* [Required work] Pull each line holding the word "page" from the data.

* [Information provided]

------------------------

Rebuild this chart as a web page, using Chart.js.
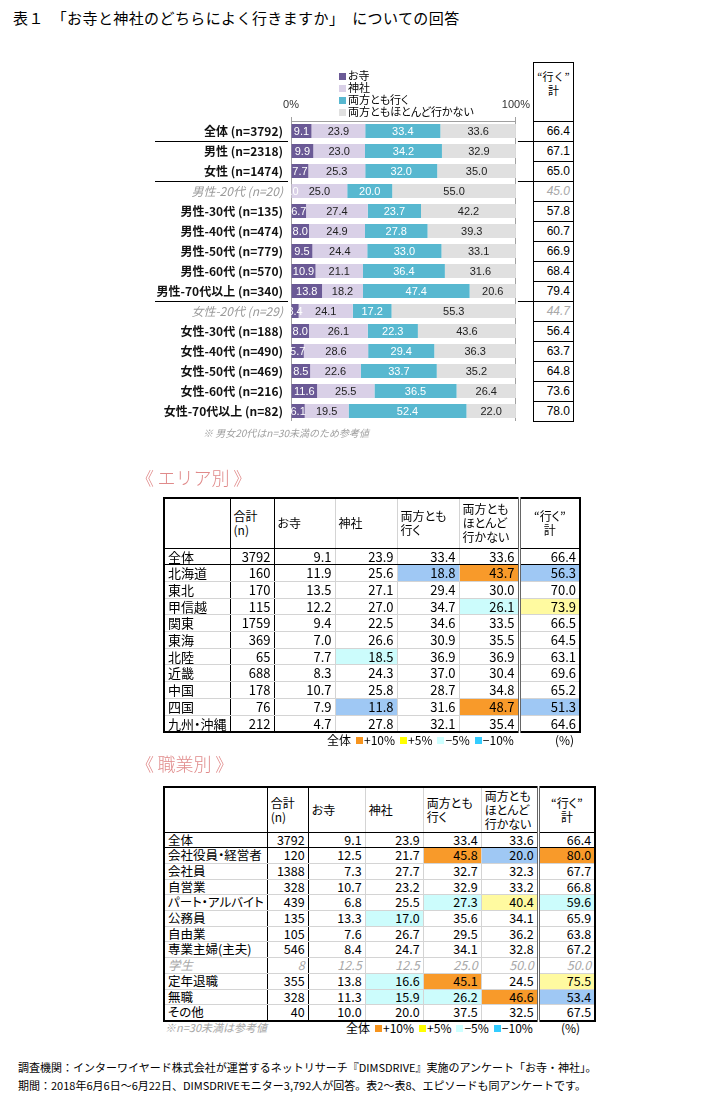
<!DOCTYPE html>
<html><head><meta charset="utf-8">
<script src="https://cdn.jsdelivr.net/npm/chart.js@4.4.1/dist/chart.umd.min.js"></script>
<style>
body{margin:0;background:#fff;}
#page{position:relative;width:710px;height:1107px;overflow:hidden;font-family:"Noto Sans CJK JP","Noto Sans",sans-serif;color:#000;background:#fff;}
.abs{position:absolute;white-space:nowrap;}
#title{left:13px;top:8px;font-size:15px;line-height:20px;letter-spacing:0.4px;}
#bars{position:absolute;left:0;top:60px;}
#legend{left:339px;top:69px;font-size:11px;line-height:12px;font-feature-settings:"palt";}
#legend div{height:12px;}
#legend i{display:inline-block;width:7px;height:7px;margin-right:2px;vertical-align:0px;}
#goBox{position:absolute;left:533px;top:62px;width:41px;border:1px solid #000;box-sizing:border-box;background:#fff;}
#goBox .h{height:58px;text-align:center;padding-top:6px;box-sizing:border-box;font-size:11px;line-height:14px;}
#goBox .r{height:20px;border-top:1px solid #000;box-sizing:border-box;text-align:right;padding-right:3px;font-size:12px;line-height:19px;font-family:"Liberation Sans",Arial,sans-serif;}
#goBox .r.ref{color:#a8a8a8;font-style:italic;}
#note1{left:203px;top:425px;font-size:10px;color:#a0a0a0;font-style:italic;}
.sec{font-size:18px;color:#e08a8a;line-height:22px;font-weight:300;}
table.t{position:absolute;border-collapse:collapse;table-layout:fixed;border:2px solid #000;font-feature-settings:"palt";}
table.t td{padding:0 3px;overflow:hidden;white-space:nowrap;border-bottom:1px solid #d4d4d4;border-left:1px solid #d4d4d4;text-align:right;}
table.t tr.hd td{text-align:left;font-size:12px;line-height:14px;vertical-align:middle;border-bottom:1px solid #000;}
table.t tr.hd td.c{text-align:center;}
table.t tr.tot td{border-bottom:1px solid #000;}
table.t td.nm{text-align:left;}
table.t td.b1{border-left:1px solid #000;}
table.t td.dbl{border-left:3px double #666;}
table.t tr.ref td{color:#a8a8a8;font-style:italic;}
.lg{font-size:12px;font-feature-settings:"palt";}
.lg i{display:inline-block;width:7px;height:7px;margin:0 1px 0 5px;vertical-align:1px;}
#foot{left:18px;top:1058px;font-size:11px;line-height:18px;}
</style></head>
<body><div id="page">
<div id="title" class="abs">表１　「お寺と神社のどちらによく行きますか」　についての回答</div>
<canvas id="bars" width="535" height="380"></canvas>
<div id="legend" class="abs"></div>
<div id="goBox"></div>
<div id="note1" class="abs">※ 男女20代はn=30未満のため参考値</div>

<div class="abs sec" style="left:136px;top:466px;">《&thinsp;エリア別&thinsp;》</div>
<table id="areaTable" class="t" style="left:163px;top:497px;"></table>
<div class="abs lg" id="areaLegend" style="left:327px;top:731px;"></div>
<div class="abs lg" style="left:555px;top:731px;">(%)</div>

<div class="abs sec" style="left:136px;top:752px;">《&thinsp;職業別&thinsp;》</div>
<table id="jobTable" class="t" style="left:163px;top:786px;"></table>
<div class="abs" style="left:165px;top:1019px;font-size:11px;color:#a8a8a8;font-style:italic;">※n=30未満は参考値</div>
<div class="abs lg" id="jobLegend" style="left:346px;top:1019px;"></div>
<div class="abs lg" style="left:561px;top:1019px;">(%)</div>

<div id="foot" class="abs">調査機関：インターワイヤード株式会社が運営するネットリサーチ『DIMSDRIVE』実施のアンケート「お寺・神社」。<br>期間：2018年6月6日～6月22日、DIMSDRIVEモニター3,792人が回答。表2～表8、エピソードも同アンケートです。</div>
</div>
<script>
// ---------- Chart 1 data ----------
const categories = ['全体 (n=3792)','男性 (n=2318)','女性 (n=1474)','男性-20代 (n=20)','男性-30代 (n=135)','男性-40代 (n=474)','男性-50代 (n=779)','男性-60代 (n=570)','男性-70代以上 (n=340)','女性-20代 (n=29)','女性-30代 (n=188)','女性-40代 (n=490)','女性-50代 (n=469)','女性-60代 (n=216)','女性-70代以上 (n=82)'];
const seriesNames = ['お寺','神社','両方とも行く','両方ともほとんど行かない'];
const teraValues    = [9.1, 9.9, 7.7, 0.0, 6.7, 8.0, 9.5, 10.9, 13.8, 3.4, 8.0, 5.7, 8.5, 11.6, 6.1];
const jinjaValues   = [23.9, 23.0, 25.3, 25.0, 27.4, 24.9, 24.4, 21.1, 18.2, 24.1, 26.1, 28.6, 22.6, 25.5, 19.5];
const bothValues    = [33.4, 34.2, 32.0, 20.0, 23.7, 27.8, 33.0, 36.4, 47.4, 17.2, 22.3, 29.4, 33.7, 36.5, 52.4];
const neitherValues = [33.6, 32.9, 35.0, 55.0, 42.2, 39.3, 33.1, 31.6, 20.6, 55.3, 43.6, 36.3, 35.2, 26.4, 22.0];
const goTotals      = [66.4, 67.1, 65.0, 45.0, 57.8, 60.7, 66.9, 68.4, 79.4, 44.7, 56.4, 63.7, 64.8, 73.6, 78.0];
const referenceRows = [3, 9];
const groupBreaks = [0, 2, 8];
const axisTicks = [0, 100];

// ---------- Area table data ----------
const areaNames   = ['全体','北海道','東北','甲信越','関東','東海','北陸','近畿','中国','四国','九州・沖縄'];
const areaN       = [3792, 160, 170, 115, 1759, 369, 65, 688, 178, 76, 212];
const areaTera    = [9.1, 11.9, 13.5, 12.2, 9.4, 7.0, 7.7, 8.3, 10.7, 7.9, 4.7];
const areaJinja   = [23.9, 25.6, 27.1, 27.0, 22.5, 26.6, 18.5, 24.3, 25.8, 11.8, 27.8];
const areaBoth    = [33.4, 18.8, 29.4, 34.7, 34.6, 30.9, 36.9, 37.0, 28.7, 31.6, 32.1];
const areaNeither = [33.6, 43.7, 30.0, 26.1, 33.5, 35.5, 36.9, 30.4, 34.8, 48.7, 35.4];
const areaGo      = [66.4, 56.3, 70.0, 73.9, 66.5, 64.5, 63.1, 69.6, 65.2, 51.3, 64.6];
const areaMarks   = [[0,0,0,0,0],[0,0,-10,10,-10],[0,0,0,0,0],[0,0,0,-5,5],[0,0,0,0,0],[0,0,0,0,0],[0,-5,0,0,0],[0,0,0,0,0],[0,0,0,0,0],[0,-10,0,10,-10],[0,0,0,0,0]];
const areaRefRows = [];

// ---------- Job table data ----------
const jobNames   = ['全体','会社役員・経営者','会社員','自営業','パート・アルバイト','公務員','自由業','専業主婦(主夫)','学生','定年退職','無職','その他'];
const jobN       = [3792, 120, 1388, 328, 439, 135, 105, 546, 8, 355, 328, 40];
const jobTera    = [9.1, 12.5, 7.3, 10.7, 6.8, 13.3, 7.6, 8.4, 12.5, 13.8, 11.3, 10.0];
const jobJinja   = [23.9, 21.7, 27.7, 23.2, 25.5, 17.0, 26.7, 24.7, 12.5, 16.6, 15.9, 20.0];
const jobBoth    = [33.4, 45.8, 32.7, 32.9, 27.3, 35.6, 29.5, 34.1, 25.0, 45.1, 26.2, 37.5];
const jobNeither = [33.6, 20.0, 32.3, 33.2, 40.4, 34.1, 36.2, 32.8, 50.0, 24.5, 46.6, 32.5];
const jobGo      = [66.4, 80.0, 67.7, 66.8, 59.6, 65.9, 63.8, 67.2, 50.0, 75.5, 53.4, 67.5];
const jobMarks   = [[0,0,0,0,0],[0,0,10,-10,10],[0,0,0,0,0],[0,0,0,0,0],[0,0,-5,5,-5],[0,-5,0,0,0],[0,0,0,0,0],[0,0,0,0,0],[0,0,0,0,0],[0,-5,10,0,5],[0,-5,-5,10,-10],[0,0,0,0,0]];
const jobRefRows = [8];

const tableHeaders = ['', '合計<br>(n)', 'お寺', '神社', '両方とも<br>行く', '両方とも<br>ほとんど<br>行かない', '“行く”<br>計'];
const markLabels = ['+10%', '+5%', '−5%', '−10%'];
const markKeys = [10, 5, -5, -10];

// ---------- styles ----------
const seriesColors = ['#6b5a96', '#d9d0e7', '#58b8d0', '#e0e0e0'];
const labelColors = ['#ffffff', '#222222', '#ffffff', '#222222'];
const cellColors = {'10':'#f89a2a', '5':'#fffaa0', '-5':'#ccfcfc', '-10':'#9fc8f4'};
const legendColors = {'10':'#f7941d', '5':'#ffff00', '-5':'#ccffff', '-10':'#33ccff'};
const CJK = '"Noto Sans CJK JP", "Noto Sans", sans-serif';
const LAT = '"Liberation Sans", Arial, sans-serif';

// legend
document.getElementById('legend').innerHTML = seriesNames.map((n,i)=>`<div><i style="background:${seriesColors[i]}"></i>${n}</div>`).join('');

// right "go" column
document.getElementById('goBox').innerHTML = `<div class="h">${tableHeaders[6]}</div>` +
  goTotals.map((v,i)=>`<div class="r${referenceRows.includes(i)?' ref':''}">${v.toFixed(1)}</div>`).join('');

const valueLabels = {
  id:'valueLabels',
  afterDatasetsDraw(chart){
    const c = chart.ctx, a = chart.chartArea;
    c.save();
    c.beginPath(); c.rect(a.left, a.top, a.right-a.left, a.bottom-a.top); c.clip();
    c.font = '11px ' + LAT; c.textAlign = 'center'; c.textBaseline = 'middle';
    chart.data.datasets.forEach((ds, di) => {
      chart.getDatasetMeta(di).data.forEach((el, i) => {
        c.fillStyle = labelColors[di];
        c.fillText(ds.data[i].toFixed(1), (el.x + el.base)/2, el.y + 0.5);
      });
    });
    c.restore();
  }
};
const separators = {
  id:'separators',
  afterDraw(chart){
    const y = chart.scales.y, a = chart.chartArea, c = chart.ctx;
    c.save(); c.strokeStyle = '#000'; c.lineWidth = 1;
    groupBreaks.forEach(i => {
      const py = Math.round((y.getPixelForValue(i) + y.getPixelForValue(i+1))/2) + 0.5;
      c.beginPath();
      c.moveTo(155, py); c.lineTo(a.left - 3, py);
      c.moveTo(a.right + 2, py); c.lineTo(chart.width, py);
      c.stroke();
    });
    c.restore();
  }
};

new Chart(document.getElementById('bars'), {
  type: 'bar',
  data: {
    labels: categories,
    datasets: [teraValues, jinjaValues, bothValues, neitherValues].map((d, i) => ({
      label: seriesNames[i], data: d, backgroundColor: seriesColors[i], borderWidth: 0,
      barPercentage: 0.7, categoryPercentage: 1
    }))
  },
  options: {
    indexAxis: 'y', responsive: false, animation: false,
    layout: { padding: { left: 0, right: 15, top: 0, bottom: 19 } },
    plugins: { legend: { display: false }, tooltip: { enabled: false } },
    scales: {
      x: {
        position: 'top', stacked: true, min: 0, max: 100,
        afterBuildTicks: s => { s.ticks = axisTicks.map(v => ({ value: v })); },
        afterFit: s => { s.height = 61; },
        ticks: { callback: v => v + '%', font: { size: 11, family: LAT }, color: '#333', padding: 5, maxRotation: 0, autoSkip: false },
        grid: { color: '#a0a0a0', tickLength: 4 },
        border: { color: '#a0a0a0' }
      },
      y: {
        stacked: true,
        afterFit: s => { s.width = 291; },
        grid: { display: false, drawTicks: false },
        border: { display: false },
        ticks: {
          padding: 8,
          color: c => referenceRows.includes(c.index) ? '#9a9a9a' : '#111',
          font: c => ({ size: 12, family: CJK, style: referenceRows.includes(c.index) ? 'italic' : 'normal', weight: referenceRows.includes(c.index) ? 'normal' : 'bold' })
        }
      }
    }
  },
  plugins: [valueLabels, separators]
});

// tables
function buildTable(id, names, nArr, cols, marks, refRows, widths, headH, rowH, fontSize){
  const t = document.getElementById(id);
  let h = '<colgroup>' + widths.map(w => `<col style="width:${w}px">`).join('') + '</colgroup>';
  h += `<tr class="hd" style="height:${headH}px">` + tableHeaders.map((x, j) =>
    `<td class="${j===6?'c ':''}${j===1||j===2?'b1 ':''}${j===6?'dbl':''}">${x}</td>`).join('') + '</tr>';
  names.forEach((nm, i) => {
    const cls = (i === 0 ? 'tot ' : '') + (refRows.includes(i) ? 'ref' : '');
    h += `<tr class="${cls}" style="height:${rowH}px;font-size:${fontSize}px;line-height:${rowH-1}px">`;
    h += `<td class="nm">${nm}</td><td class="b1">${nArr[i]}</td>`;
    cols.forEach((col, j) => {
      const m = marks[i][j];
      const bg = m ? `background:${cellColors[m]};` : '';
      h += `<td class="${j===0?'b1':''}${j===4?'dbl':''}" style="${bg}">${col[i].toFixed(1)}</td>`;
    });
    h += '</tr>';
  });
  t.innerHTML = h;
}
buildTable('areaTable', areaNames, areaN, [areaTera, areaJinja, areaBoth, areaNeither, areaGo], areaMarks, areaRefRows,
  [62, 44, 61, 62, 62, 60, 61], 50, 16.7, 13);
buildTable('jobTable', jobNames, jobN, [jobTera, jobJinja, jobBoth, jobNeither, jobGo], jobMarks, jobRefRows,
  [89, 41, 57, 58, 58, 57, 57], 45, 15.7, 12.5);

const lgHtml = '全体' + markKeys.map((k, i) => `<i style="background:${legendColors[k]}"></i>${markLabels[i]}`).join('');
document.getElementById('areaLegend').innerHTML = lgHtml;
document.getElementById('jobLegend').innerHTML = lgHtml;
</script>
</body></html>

------------------------

* [Reply to the exercise]
Rebuild this chart as a web page, using Chart.js.
#page{position:relative;width:710px;height:1107px;overflow:hidden;font-family:"Noto Sans CJK JP","Noto Sans",sans-serif;color:#000;background:#fff;}
<body><div id="page">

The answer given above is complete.